■ **Exercise aim**:
Retype the whole listing verbatim and keep the pictures out of it.
==================================================
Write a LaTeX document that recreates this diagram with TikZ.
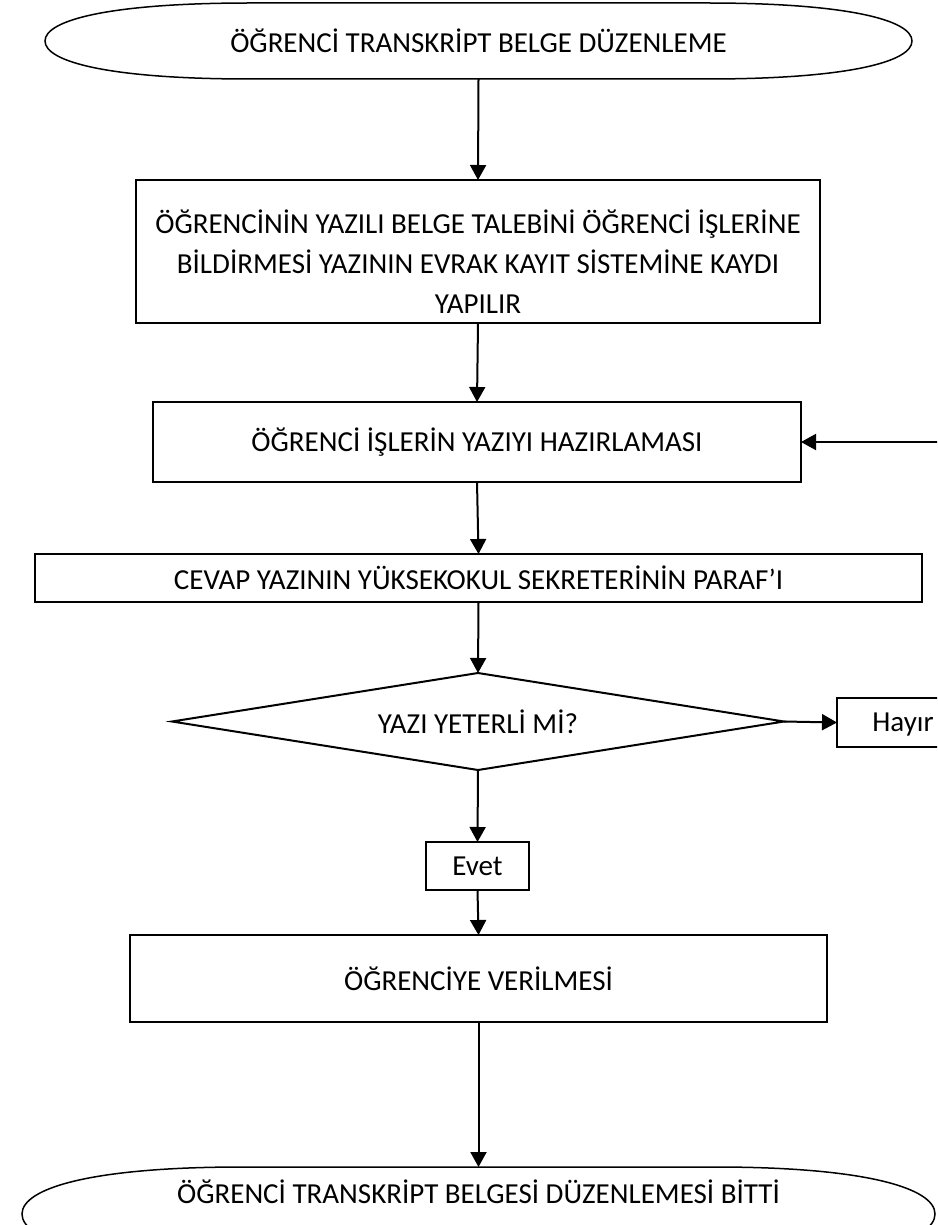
\documentclass[tikz,border=0pt]{standalone}
\usepackage{fontspec}
\setmainfont{Carlito}
\usetikzlibrary{arrows.meta}
\begin{document}
\begin{tikzpicture}[x=1pt,y=-1pt,
  every node/.style={inner sep=0pt,outer sep=0pt,font=\fontsize{29pt}{40pt}\selectfont},
  boxnode/.style={draw,line width=2pt,rectangle,align=center},
  plain/.style={draw=none,rectangle},
  arr/.style={line width=2pt,-{Triangle[length=15pt,width=16pt]}},
  outl/.style={line width=1.5pt}]
\useasboundingbox (0,0) rectangle (937,1225);
\clip (0,0) rectangle (937,1225);
\fill[white] (0,0) rectangle (937,1225);

% start terminator
\node[plain,minimum width=867pt,minimum height=76pt] (start) at (478.5,41) {ÖĞRENCİ TRANSKRİPT BELGE DÜZENLEME};
\draw[outl] (start.west) .. controls ([yshift=21pt]start.west) and ([xshift=65pt]start.north west) .. ([xshift=205pt]start.north west)
  -- ([xshift=-205pt]start.north east) .. controls ([xshift=-65pt]start.north east) and ([yshift=21pt]start.east) .. (start.east)
  .. controls ([yshift=-21pt]start.east) and ([xshift=-65pt]start.south east) .. ([xshift=-205pt]start.south east)
  -- ([xshift=205pt]start.south west) .. controls ([xshift=65pt]start.south west) and ([yshift=-21pt]start.west) .. (start.west) -- cycle;

\node[boxnode,minimum width=684pt,minimum height=143pt] (box1) at (478,251.5) {};
\node[plain,align=center] (box1text) at (478,262) {ÖĞRENCİNİN YAZILI BELGE TALEBİNİ ÖĞRENCİ İŞLERİNE\\BİLDİRMESİ YAZININ EVRAK KAYIT SİSTEMİNE KAYDI\\YAPILIR};

\node[boxnode,minimum width=648pt,minimum height=80pt] (box2) at (477,442) {ÖĞRENCİ İŞLERİN YAZIYI HAZIRLAMASI};
\node[boxnode,minimum width=887pt,minimum height=48pt] (box3) at (478.5,578) {CEVAP YAZININ YÜKSEKOKUL SEKRETERİNİN PARAF’I};
\node[plain,minimum width=612pt,minimum height=97pt] (dec) at (478,721.5) {YAZI YETERLİ Mİ?};
\draw[line width=2pt,line join=miter] (dec.north) -- (dec.east) -- (dec.south) -- (dec.west) -- cycle;
\node[boxnode,minimum width=132pt,minimum height=49pt,text depth=0pt] (hayir) at (903,722.5) {Hayır};
\node[boxnode,minimum width=103pt,minimum height=48pt] (evet) at (477.5,866) {Evet};
\node[boxnode,minimum width=697pt,minimum height=87pt] (box4) at (478.5,978.5) {ÖĞRENCİYE VERİLMESİ};

% end terminator
\node[plain,minimum width=913pt,minimum height=94pt] (endshape) at (478.5,1214) {};
\node[plain] (endtext) at (478.5,1192) {ÖĞRENCİ TRANSKRİPT BELGESİ DÜZENLEMESİ BİTTİ};
\draw[outl] (endshape.west) .. controls ([yshift=26pt]endshape.west) and ([xshift=70pt]endshape.north west) .. ([xshift=220pt]endshape.north west)
  -- ([xshift=-220pt]endshape.north east) .. controls ([xshift=-70pt]endshape.north east) and ([yshift=26pt]endshape.east) .. (endshape.east)
  .. controls ([yshift=-26pt]endshape.east) and ([xshift=-70pt]endshape.south east) .. ([xshift=-220pt]endshape.south east)
  -- ([xshift=220pt]endshape.south west) .. controls ([xshift=70pt]endshape.south west) and ([yshift=-26pt]endshape.west) .. (endshape.west) -- cycle;

\draw[arr] (start.south) -- (box1.north);
\draw[arr] (box1.south) -- (box2.north);
\draw[arr] (box2.south) -- (box3.north);
\draw[arr] (box3.south) -- (dec.north);
\draw[arr] (dec.east) -- (hayir.west);
\draw[arr] (hayir.east) -- ++(30,0) |- (box2.east);
\draw[arr] (dec.south) -- (evet.north);
\draw[arr] (evet.south) -- (box4.north);
\draw[arr] (box4.south) -- (endshape.north);
\end{tikzpicture}
\end{document}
==================================================
■ **Worked solution**:
Write a LaTeX document that recreates this diagram with TikZ.
\documentclass[tikz,border=0pt]{standalone}
\usepackage{fontspec}
\setmainfont{Carlito}
\usetikzlibrary{arrows.meta}
\begin{document}
\begin{tikzpicture}[x=1pt,y=-1pt,
  every node/.style={inner sep=0pt,outer sep=0pt,font=\fontsize{29pt}{40pt}\selectfont},
  boxnode/.style={draw,line width=2pt,rectangle,align=center},
  plain/.style={draw=none,rectangle},
  arr/.style={line width=2pt,-{Triangle[length=15pt,width=16pt]}},
  outl/.style={line width=1.5pt}]
\useasboundingbox (0,0) rectangle (937,1225);
\clip (0,0) rectangle (937,1225);
\fill[white] (0,0) rectangle (937,1225);

% start terminator
\node[plain,minimum width=867pt,minimum height=76pt] (start) at (478.5,41) {ÖĞRENCİ TRANSKRİPT BELGE DÜZENLEME};
\draw[outl] (start.west) .. controls ([yshift=21pt]start.west) and ([xshift=65pt]start.north west) .. ([xshift=205pt]start.north west)
  -- ([xshift=-205pt]start.north east) .. controls ([xshift=-65pt]start.north east) and ([yshift=21pt]start.east) .. (start.east)
  .. controls ([yshift=-21pt]start.east) and ([xshift=-65pt]start.south east) .. ([xshift=-205pt]start.south east)
  -- ([xshift=205pt]start.south west) .. controls ([xshift=65pt]start.south west) and ([yshift=-21pt]start.west) .. (start.west) -- cycle;

\node[boxnode,minimum width=684pt,minimum height=143pt] (box1) at (478,251.5) {};
\node[plain,align=center] (box1text) at (478,262) {ÖĞRENCİNİN YAZILI BELGE TALEBİNİ ÖĞRENCİ İŞLERİNE\\BİLDİRMESİ YAZININ EVRAK KAYIT SİSTEMİNE KAYDI\\YAPILIR};

\node[boxnode,minimum width=648pt,minimum height=80pt] (box2) at (477,442) {ÖĞRENCİ İŞLERİN YAZIYI HAZIRLAMASI};
\node[boxnode,minimum width=887pt,minimum height=48pt] (box3) at (478.5,578) {CEVAP YAZININ YÜKSEKOKUL SEKRETERİNİN PARAF’I};
\node[plain,minimum width=612pt,minimum height=97pt] (dec) at (478,721.5) {YAZI YETERLİ Mİ?};
\draw[line width=2pt,line join=miter] (dec.north) -- (dec.east) -- (dec.south) -- (dec.west) -- cycle;
\node[boxnode,minimum width=132pt,minimum height=49pt,text depth=0pt] (hayir) at (903,722.5) {Hayır};
\node[boxnode,minimum width=103pt,minimum height=48pt] (evet) at (477.5,866) {Evet};
\node[boxnode,minimum width=697pt,minimum height=87pt] (box4) at (478.5,978.5) {ÖĞRENCİYE VERİLMESİ};

% end terminator
\node[plain,minimum width=913pt,minimum height=94pt] (endshape) at (478.5,1214) {};
\node[plain] (endtext) at (478.5,1192) {ÖĞRENCİ TRANSKRİPT BELGESİ DÜZENLEMESİ BİTTİ};
\draw[outl] (endshape.west) .. controls ([yshift=26pt]endshape.west) and ([xshift=70pt]endshape.north west) .. ([xshift=220pt]endshape.north west)
  -- ([xshift=-220pt]endshape.north east) .. controls ([xshift=-70pt]endshape.north east) and ([yshift=26pt]endshape.east) .. (endshape.east)
  .. controls ([yshift=-26pt]endshape.east) and ([xshift=-70pt]endshape.south east) .. ([xshift=-220pt]endshape.south east)
  -- ([xshift=220pt]endshape.south west) .. controls ([xshift=70pt]endshape.south west) and ([yshift=-26pt]endshape.west) .. (endshape.west) -- cycle;

\draw[arr] (start.south) -- (box1.north);
\draw[arr] (box1.south) -- (box2.north);
\draw[arr] (box2.south) -- (box3.north);
\draw[arr] (box3.south) -- (dec.north);
\draw[arr] (dec.east) -- (hayir.west);
\draw[arr] (hayir.east) -- ++(30,0) |- (box2.east);
\draw[arr] (dec.south) -- (evet.north);
\draw[arr] (evet.south) -- (box4.north);
\draw[arr] (box4.south) -- (endshape.north);
\end{tikzpicture}
\end{document}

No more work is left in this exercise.